## AIM
Exactly reproduce the lines that run from the one containing "Recreate this image" through the one containing "YAxis, ReferenceLine, ReferenceDot", ends included, with no pictures.

## DATA ENTRIES
## begin

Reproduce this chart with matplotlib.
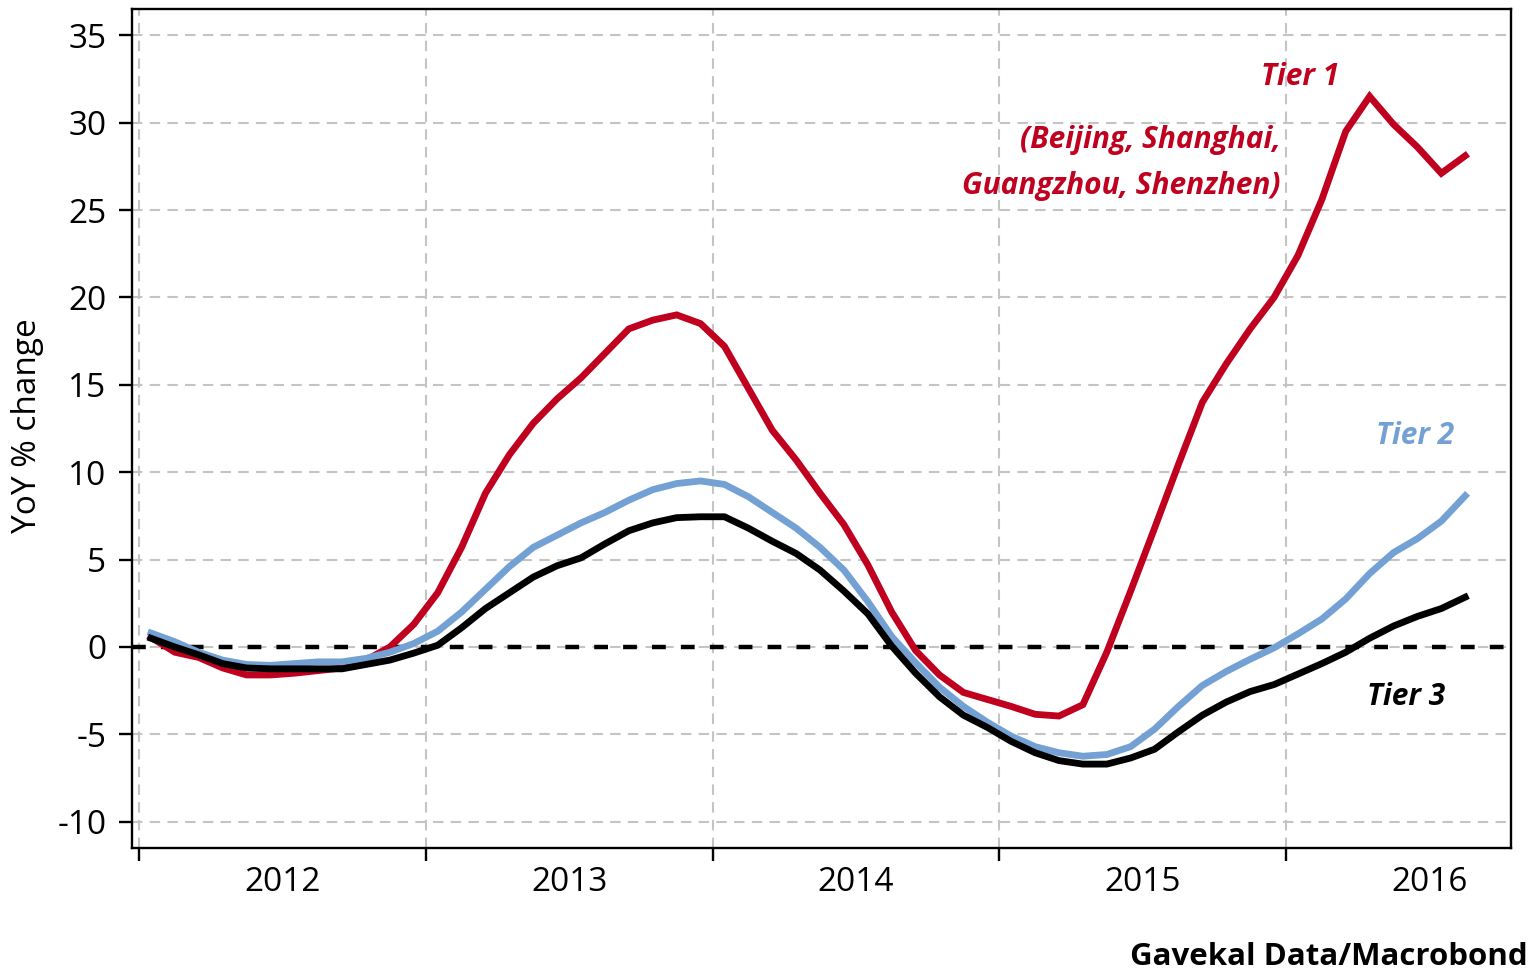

## end
## begin

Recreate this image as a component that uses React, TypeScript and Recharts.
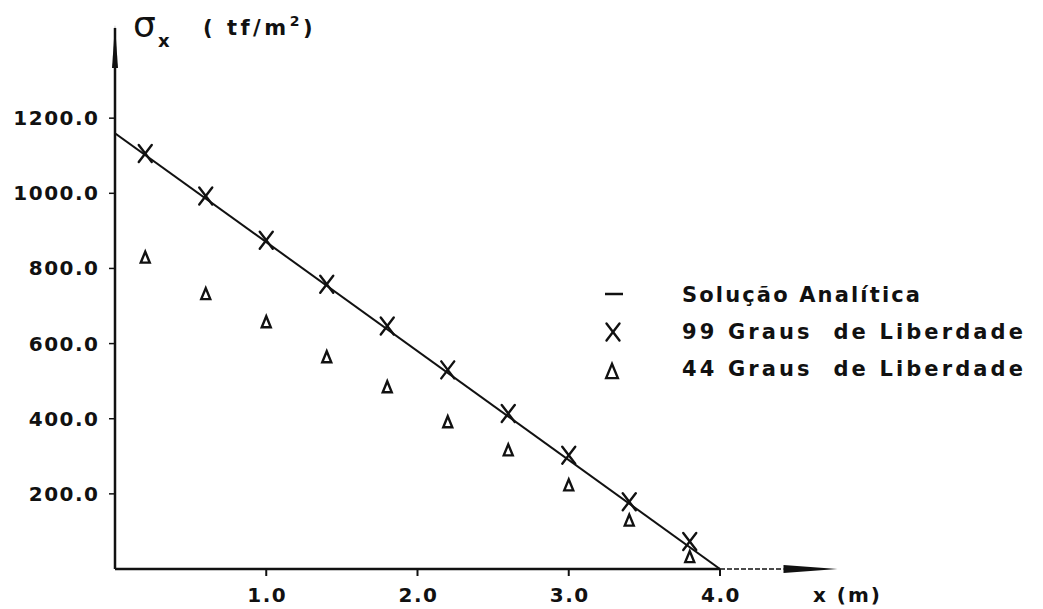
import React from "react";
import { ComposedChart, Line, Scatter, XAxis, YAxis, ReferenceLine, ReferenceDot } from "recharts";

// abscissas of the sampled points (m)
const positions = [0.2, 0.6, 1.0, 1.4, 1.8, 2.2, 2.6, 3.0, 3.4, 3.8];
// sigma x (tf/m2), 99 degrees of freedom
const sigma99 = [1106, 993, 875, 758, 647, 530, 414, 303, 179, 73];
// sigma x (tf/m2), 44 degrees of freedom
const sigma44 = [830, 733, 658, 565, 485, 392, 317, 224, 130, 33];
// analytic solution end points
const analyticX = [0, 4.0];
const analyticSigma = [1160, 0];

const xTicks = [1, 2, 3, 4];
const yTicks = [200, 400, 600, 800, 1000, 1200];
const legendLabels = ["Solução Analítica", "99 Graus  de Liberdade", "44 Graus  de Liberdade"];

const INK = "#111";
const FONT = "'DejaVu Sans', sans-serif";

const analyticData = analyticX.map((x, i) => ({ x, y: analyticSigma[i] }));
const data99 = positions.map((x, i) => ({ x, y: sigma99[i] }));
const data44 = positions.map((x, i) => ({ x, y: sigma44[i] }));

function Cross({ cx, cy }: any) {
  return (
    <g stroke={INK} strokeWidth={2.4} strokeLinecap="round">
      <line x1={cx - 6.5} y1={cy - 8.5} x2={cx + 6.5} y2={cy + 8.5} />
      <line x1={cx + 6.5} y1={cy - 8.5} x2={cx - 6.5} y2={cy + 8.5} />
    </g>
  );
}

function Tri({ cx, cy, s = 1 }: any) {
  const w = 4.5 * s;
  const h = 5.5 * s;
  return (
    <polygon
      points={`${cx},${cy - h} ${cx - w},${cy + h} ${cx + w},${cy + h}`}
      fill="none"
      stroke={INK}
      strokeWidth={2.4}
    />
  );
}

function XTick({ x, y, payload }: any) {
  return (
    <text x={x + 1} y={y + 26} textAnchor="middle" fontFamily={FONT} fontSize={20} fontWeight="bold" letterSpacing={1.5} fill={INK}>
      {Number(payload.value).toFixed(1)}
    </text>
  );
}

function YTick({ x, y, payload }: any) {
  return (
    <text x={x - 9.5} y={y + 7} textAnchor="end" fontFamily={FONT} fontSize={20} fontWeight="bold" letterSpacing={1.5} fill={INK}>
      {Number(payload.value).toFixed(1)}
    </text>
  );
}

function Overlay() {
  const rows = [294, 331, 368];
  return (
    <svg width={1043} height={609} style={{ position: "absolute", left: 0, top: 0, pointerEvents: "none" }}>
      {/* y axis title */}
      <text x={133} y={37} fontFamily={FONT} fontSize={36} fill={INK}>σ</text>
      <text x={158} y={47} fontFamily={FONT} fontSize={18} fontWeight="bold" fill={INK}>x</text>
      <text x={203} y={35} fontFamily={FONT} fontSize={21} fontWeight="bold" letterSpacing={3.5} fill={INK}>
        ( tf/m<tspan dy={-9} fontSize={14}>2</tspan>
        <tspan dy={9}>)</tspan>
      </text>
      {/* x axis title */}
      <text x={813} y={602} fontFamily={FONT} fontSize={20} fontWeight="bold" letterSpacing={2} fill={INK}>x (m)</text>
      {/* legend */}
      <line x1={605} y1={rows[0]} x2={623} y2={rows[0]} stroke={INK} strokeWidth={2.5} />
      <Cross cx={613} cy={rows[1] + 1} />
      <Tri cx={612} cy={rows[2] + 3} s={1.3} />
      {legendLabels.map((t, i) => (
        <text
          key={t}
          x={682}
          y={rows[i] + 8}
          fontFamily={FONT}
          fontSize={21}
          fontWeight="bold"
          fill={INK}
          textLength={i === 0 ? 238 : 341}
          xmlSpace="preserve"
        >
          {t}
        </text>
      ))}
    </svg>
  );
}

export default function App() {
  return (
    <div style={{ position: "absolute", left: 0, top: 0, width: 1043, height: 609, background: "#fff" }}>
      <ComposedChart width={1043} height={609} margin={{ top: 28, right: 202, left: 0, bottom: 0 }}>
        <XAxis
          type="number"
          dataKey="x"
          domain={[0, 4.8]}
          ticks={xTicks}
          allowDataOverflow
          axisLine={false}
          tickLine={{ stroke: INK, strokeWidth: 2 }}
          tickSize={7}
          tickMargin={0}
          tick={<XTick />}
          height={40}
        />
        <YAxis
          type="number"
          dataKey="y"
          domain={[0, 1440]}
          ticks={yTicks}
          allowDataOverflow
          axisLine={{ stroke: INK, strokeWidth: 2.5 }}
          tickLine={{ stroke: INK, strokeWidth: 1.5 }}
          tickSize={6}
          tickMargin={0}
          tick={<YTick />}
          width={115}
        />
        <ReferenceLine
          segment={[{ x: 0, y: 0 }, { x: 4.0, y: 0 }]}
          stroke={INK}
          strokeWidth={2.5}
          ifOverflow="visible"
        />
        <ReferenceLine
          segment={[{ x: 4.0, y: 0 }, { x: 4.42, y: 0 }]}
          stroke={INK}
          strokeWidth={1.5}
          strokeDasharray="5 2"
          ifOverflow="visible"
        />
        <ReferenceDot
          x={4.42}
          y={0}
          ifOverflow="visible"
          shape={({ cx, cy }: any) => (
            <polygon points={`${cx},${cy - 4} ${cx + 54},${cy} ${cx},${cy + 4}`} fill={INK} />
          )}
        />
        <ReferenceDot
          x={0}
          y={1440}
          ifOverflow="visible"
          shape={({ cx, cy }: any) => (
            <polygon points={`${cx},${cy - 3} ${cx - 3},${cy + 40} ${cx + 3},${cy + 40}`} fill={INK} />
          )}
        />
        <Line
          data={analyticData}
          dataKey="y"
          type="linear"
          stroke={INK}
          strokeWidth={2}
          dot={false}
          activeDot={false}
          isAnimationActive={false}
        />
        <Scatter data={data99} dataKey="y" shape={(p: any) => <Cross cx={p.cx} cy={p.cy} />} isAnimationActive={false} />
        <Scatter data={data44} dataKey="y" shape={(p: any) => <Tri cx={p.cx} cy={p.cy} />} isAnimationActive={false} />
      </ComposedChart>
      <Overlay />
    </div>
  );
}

## end

## ANSWER BELOW
Recreate this image as a component that uses React, TypeScript and Recharts.
import React from "react";
import { ComposedChart, Line, Scatter, XAxis, YAxis, ReferenceLine, ReferenceDot } from "recharts";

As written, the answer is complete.